Exercise prompt – Output the line that holds "Write the Plotly code for this chart.", the line that holds "import plotly.graph_objects as go", and every line between them, exactly, but none of the pictures.
--- Begin ---
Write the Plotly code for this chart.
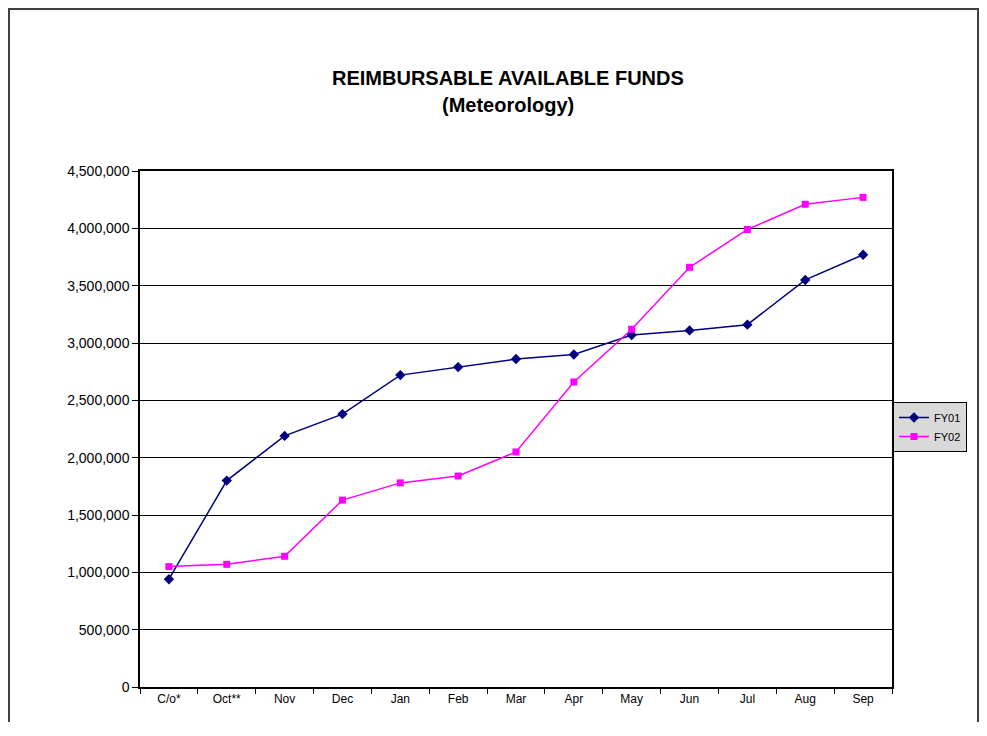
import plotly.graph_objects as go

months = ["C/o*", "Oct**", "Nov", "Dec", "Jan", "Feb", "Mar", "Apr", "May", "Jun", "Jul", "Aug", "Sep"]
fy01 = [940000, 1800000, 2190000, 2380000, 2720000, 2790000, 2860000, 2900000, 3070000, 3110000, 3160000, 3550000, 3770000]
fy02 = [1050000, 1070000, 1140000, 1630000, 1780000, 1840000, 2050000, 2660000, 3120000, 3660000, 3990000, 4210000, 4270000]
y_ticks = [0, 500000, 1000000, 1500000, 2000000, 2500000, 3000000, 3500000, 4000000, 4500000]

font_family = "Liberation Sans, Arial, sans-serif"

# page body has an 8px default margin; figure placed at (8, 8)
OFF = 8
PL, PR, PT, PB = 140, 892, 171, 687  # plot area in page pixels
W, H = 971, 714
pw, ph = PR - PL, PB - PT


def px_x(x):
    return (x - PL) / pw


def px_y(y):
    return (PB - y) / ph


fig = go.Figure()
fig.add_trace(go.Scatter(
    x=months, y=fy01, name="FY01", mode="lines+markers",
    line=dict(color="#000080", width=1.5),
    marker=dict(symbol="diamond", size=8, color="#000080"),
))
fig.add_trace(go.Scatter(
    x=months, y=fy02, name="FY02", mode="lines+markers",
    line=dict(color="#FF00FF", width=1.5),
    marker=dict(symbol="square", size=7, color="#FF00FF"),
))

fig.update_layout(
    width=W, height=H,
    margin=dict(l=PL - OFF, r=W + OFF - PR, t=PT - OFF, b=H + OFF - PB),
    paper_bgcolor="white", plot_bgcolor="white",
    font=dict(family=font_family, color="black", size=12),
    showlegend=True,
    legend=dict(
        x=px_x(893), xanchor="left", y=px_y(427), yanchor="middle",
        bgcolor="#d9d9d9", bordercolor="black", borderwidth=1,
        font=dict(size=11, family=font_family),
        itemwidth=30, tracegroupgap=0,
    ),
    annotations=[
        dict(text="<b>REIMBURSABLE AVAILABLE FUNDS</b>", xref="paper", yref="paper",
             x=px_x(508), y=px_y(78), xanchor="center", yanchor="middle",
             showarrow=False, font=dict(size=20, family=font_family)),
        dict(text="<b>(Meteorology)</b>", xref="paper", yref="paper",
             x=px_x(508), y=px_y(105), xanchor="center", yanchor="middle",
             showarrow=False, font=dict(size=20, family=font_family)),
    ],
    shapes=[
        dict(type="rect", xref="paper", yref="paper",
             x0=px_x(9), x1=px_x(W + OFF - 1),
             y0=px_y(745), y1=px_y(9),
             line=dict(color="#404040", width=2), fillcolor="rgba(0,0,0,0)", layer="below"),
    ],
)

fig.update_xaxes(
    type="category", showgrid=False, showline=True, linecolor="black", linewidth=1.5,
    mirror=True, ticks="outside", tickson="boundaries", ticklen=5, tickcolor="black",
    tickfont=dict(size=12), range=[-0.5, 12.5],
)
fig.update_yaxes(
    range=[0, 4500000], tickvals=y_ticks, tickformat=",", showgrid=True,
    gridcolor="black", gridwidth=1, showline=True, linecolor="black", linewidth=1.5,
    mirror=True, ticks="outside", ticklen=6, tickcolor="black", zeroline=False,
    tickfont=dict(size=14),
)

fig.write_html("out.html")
--- End ---
--- Begin ---
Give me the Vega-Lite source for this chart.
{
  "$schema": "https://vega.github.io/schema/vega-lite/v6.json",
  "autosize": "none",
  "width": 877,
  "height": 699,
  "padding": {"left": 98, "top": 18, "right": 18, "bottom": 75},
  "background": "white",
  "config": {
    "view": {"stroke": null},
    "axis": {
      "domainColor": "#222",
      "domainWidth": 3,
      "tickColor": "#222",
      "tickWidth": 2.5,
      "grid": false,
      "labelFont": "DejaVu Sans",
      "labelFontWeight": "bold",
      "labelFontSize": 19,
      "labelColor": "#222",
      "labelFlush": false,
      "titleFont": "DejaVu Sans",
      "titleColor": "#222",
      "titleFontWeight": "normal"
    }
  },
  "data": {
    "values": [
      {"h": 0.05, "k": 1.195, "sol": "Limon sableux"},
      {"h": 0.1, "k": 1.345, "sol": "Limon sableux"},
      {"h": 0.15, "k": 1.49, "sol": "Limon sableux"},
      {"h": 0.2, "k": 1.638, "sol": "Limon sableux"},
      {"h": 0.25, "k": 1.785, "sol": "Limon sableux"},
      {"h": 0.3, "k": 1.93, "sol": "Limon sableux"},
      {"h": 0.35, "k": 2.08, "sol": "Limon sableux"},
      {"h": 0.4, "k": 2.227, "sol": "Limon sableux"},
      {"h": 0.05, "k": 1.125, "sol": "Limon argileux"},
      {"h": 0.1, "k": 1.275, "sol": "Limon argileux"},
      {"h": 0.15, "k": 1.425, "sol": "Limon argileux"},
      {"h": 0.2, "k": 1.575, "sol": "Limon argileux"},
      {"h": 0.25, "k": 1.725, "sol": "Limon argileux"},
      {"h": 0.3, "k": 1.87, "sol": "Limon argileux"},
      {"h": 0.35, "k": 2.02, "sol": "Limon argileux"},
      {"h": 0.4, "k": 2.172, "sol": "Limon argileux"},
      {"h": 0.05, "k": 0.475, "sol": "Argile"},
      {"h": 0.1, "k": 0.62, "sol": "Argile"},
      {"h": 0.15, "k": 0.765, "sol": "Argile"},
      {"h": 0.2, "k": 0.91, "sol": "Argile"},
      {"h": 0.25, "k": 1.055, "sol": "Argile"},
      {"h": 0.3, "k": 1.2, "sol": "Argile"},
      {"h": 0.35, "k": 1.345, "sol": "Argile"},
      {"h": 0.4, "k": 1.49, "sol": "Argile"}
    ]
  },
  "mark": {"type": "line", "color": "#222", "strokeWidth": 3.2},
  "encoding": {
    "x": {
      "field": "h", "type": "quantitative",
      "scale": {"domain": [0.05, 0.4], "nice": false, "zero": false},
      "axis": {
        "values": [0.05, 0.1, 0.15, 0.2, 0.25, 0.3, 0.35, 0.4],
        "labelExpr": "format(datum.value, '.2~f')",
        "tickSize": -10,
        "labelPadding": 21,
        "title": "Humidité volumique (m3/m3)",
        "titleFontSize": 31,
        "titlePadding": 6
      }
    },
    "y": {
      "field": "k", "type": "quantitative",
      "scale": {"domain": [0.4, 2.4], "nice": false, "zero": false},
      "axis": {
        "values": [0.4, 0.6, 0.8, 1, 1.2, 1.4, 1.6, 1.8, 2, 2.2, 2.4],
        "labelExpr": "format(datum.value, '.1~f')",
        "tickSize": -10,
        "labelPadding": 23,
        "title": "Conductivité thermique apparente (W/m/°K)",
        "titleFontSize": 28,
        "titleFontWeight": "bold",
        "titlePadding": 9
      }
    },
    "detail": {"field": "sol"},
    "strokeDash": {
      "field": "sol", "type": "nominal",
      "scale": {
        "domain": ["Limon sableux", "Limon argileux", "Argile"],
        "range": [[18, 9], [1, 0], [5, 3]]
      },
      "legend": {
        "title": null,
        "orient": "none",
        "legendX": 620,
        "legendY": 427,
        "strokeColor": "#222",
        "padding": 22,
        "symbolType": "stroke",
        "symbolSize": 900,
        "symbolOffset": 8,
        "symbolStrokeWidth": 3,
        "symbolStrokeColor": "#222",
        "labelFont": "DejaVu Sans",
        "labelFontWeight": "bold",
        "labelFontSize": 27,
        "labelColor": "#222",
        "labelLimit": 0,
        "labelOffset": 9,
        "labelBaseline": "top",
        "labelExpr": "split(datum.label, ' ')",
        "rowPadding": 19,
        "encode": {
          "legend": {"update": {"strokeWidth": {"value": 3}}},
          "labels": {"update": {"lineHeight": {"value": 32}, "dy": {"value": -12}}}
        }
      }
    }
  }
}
--- End ---
--- Begin ---
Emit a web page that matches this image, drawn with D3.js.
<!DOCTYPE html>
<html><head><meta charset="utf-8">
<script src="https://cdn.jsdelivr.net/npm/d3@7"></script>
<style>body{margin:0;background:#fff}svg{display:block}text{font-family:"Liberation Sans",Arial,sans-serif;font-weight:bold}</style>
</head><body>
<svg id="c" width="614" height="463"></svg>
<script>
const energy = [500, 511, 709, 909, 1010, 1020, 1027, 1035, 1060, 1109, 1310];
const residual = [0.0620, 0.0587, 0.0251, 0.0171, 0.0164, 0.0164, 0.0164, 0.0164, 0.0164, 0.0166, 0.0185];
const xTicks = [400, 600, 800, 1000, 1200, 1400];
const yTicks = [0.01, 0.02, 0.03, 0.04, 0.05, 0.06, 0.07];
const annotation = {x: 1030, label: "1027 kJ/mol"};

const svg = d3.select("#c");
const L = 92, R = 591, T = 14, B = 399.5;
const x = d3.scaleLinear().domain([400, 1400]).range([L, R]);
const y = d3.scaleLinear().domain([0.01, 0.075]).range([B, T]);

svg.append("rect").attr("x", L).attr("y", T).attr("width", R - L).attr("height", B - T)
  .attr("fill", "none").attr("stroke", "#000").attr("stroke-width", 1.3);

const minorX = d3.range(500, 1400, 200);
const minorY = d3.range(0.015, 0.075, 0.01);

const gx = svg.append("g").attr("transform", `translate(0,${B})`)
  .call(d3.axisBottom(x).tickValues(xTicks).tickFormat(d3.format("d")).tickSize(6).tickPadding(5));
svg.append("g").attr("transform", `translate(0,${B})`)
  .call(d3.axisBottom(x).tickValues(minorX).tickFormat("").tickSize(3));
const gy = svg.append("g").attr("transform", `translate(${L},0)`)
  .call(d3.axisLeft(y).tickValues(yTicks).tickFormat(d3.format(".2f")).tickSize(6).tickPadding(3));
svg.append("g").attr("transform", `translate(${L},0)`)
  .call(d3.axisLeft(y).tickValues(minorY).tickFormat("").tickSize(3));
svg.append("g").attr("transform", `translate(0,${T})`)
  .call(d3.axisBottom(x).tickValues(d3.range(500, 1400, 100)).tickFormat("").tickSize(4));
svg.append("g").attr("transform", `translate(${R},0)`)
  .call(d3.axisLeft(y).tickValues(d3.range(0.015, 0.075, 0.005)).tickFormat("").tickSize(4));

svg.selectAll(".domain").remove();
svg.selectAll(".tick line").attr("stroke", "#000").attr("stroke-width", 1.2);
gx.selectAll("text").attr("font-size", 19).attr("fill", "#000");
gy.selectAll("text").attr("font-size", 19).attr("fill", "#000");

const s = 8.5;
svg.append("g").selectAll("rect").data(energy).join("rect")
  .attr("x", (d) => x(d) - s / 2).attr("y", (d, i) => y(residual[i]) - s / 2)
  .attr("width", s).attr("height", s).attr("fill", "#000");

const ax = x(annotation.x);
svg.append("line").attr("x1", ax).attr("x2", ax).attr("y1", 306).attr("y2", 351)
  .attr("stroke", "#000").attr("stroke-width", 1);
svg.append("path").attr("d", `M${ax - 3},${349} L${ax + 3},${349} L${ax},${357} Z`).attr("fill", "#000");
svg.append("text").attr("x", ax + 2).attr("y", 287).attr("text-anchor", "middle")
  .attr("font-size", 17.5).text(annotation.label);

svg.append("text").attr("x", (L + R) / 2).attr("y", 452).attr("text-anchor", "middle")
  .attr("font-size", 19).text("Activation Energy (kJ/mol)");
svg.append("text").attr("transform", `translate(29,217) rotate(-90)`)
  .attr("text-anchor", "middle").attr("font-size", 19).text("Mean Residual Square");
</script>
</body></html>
--- End ---
Solution for this task –
Write the Plotly code for this chart.
import plotly.graph_objects as go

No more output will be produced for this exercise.